Egypt is excavating the desert to construct the largest artificial river in the northwest region of the country. This ambitious undertaking is an integral component of Egypt’s ‘New Delta’ project, located adjacent to the Dabaa nuclear power plant, Egypt Independent reports.
Abbas Sharaky, Professor of Water Resources and Irrigation, said that in recent years, Egypt has significantly expanded its agricultural endeavors by embarking on various large-scale national projects. One such project involves cultivating a staggering 1.5 million acres of land, primarily situated in the Western Desert, utilizing non-renewable groundwater at an impressive 80 percent capacity.

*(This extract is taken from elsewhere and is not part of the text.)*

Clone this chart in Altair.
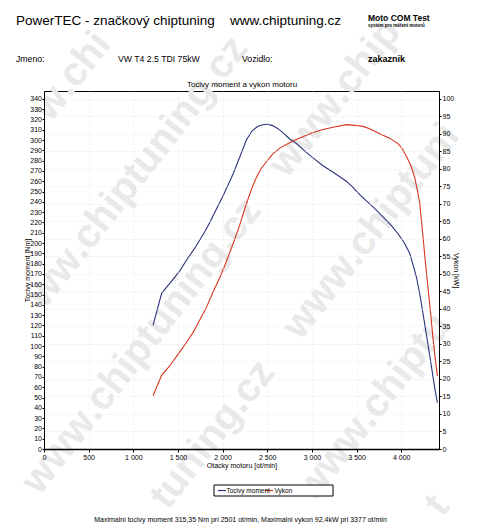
import math
import altair as alt
import pandas as pd

# ---- data ----
rpm_torque = [1221, 1318, 1420, 1520, 1600, 1688, 1744, 1800, 1856, 1931, 2000, 2060, 2117,
              2190, 2266, 2330, 2396, 2450, 2501, 2560, 2620, 2690, 2751, 2826, 2938, 3030,
              3124, 3250, 3386, 3460, 3535, 3610, 3684, 3760, 3834, 3900, 3964, 4029, 4095,
              4132, 4170, 4207, 4245, 4282, 4319, 4356, 4380, 4405]
torque_nm = [120, 151.4, 162, 173, 184, 195, 203, 211, 220, 233, 245, 256, 267,
             283, 300, 309, 313.4, 314.8, 315.35, 314, 311, 306, 301, 296.6, 288, 281.5,
             275, 268, 260, 254, 247, 241, 235, 228.5, 222, 216, 209, 201, 190,
             179, 167, 151, 131, 111, 91, 70, 57, 45]

rpm_power = [1221, 1318, 1408, 1500, 1595, 1670, 1744, 1820, 1893, 1970, 2043, 2117, 2192,
             2266, 2330, 2378, 2430, 2490, 2560, 2639, 2750, 2863, 3000, 3124, 3250, 3386,
             3480, 3572, 3647, 3720, 3796, 3880, 3964, 4010, 4058, 4110, 4151, 4180, 4207,
             4244, 4272, 4300, 4330, 4356, 4380, 4405]
power_kw = [15.2, 21.1, 23.7, 27, 30.4, 33.3, 36.8, 40.5, 44.8, 49, 53.6, 58.6, 64,
            70, 74.6, 77.5, 80, 82, 84.2, 85.9, 87.4, 88.8, 90.2, 91.2, 91.9, 92.6,
            92.4, 92.1, 91.4, 90.5, 89.6, 88.6, 87.2, 85.8, 83.6, 80.8, 77.5, 74, 70.3,
            60.6, 53, 46, 38.5, 31.5, 26, 20.8]

series_names = ["Tocivy moment", "Vykon"]
x_ticks = [0, 500, 1000, 1500, 2000, 2500, 3000, 3500, 4000]
left_ticks = list(range(0, 341, 10))
right_ticks = list(range(0, 101, 5))

header_title = "PowerTEC - značkový chiptuning"
header_url = "www.chiptuning.cz"
header_brand = "Moto COM Test"
header_brand_sub = "systém pro měření motorů"
row_labels = ["Jmeno:", "VW T4 2.5 TDI 75kW", "Vozidlo:", "zakaznik"]
chart_title = "Tocivy moment a vykon motoru"
summary = "Maximalni tocivy moment 315,35 Nm pri 2501 ot/min,  Maximalni vykon 92,4kW pri 3377 ot/min"
watermark = "www.chiptuning.cz"

# ---- style / layout ----
FONT = "Liberation Sans"
W, H = 395, 358
PAD = {"left": 36, "top": 83, "right": 33, "bottom": 75}
OX, OY = 8 + PAD["left"], 8 + PAD["top"]          # page position of the plot origin
BLUE = "#2b347e"
RED = "#d8341f"
GRID = "#e6e6e6"
WM_COLOR = "#e9e9e9"
WM_SIZE = 40
WM_ANGLE = 52

df_t = pd.DataFrame({"rpm": rpm_torque, "torque": torque_nm})
df_p = pd.DataFrame({"rpm": rpm_power, "power": power_kw})
one = pd.DataFrame({"k": [0]})

# ---- watermark: glyph-by-glyph along diagonals, only glyphs fully on the page ----
bold_w = {"w": 0.778, ".": 0.278, "c": 0.556, "h": 0.611, "i": 0.278, "p": 0.611,
          "t": 0.333, "u": 0.611, "n": 0.611, "g": 0.611, "z": 0.5}
ca, sa = math.cos(math.radians(WM_ANGLE)), math.sin(math.radians(WM_ANGLE))
total = sum(bold_w[c] for c in watermark) * WM_SIZE
u = ((total + 40) * ca, -(total + 40) * sa)
v = (13.5, 162.0)
wm_rows = []
for i in range(-3, 4):
    for j in range(-3, 5):
        cx = 128 + i * u[0] + j * v[0]
        cy = 184 + i * u[1] + j * v[1]
        s = -total / 2
        for c in watermark:
            w = bold_w[c] * WM_SIZE
            px, py = cx + (s + w / 2) * ca, cy - (s + w / 2) * sa
            s += w
            hw = (w * ca + WM_SIZE * sa) / 2
            hh = (w * sa + WM_SIZE * ca) / 2
            if px - hw >= 9 and px + hw <= 471 and py - hh >= 9 and py + hh <= 523:
                wm_rows.append({"ch": c, "px": px - OX, "py": py - OY})
wm_df = pd.DataFrame(wm_rows)

wm = alt.Chart(wm_df).mark_text(font=FONT, fontSize=WM_SIZE, fontWeight="bold",
                                 align="center", baseline="middle", color=WM_COLOR,
                                 angle=360 - WM_ANGLE).encode(
    x=alt.X("px:Q", scale=None, axis=None),
    y=alt.Y("py:Q", scale=None, axis=None),
    text="ch:N",
)

x_scale = alt.Scale(domain=[0, 4423], nice=False, zero=True)
x_axis = alt.Axis(values=x_ticks, labelExpr="replace(format(datum.value, ','), ',', ' ')",
                  title="Otacky motoru [ot/min]", labelFontSize=7, titleFontSize=7,
                  tickSize=3, labelPadding=1.5, titlePadding=0.5, domainWidth=1.6,
                  grid=True, gridColor=GRID, gridDash=[2, 2], gridWidth=0.6,
                  labelFlush=False, zindex=1)

torque = alt.Chart(df_t).mark_line(color=BLUE, strokeWidth=1.1).encode(
    x=alt.X("rpm:Q", scale=x_scale, axis=x_axis),
    y=alt.Y("torque:Q", scale=alt.Scale(domain=[0, 347.6], nice=False),
            axis=alt.Axis(orient="left", values=left_ticks, title="Tocivy moment [Nm]",
                          labelFontSize=7, titleFontSize=7, tickSize=2, labelPadding=0.5,
                          titleX=-13.5, titleY=H / 2, grid=False, domainWidth=1, zindex=1)),
)

power = alt.Chart(df_p).mark_line(color=RED, strokeWidth=1.1).encode(
    x=alt.X("rpm:Q", scale=x_scale, axis=x_axis),
    y=alt.Y("power:Q", scale=alt.Scale(domain=[0, 102.2], nice=False),
            axis=alt.Axis(orient="right", values=right_ticks, title="Vykon [kW]",
                          labelFontSize=7, titleFontSize=7, tickSize=2, labelPadding=1,
                          titleX=13, titleY=H / 2, grid=True, gridColor=GRID,
                          gridDash=[2, 2], gridWidth=0.6, domainWidth=1, zindex=1)),
)


def txt(s, x, y, size, weight="normal", align="left", baseline="alphabetic", color="black"):
    return alt.Chart(one).mark_text(font=FONT, fontSize=size, fontWeight=weight, align=align,
                                    baseline=baseline, color=color).encode(
        x=alt.value(x), y=alt.value(y), text=alt.value(s))


legend_box = alt.Chart(one).mark_rect(fill="white", stroke="black", strokeWidth=1).encode(
    x=alt.value(170), x2=alt.value(289), y=alt.value(394), y2=alt.value(405))
leg_blue = alt.Chart(one).mark_rule(color=BLUE, strokeWidth=1.2).encode(
    x=alt.value(174), x2=alt.value(182), y=alt.value(399.5))
leg_red = alt.Chart(one).mark_rule(color=RED, strokeWidth=1.2).encode(
    x=alt.value(221), x2=alt.value(229), y=alt.value(399.5))

texts = [
    txt(header_title, -28, -66, 13.5),
    txt(header_url, 186, -66, 13.5),
    txt(header_brand, 324, -70, 8.5, weight="bold"),
    txt(header_brand_sub, 324, -64, 4.5, weight="bold"),
    txt(row_labels[0], -28, -29, 8.7),
    txt(row_labels[1], 74, -29, 8.7),
    txt(row_labels[2], 198, -29, 8.7),
    txt(row_labels[3], 324, -29, 9, weight="bold"),
    txt(chart_title, 198, -5.7, 8, align="center", baseline="middle"),
    txt(series_names[0], 182.5, 400, 6.5, baseline="middle"),
    txt(series_names[1], 230.5, 400, 6.5, baseline="middle"),
    txt(summary, 196.5, 429, 7, align="center", baseline="middle"),
]

chart = alt.layer(wm, torque, power, legend_box, leg_blue, leg_red, *texts).resolve_scale(
    y="independent"
).properties(
    width=W, height=H,
    padding=PAD,
    autosize=alt.AutoSizeParams(type="none"),
).configure_view(stroke="black", strokeWidth=1).configure_axis(
    labelFont=FONT, titleFont=FONT, labelColor="black", titleColor="black",
    domainColor="black", tickColor="black", titleFontWeight="normal"
)

chart.save("out.html", embed_options={"renderer": "svg", "actions": False})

The country is also working on another project west of Alexandria, the New Delta, encompassing a vast cultivation area of 2.2 million acres. This expansive initiative relies on surface water sourced from the Rashid branch of the Nile River, as well as treated agricultural drainage water through the implementation of an artificial river. The artificial river serves as a conduit for transferring water from the al-Hammam plant, which holds the distinction of being the largest treatment facility globally, in addition to utilizing a portion of the available groundwater.
“The artificial river project is one of the most important water projects in recent years in terms of construction engineering and economic importance. It is a giant engineering work consisting of three channels that are constructed in different conditions from the rest of the irrigation channels in Egypt, as it transports water to desert areas that are more than 100 meters above the Nile River level,” explained Sharaky.
The country is also working on another project west of Alexandria, the New Delta, encompassing a vast cultivation area of 2.2 million acres
“The first channel is 42 km long, including 26 km of pipes, and 16 km of open channels to transport about 10 million cubic meters from the Rashid branch within the Mostakbal Egypt project,” he explained, adding that this, “represents the first phase of the grand project in the New Delta, with a total of about 3.5 billion cubic meters annually to irrigate about 600,000 acres, in addition to groundwater wells to irrigate 450,000 acres, with a total of 1.05 million acres, in which there are six large water pumping stations.”
“The second channel extends about 170 km from Hammam station to transfer seven million cubic meters/ day, with a total of about 2.5 billion cubic meters, to the south of Dabaa, to irrigate about 800,000 acres, of which 22 km are pipes with a length of 220 km and a diameter of thee meters, and 148 km of open canal, with 13 water pumping stations.”
“The third channel within the Jannat Masr (Egypt Paradise) project, which is two pipe lines with a length of 12 km, to irrigate about 64,000 acres, from the southern and western wastewater treatment plants in the 6th of October City, and the desalination of salty groundwater through 132 underground wells, and three water pumping stations,” he added.
According to Sharaky, the primary hurdle at present is ensuring an adequate water supply, as the Nile's capacity for pumping the required volume is constrained by the limited fixed annual share of 55.5 billion cubic meters. Additionally, the high salinity of the groundwater poses further challenges.
In order to maximize the benefit from the artificial river, “we must focus on growing crops that thrive in the Egyptian desert lands with a high return for internal use or for export to pay part of the project cost,” he added.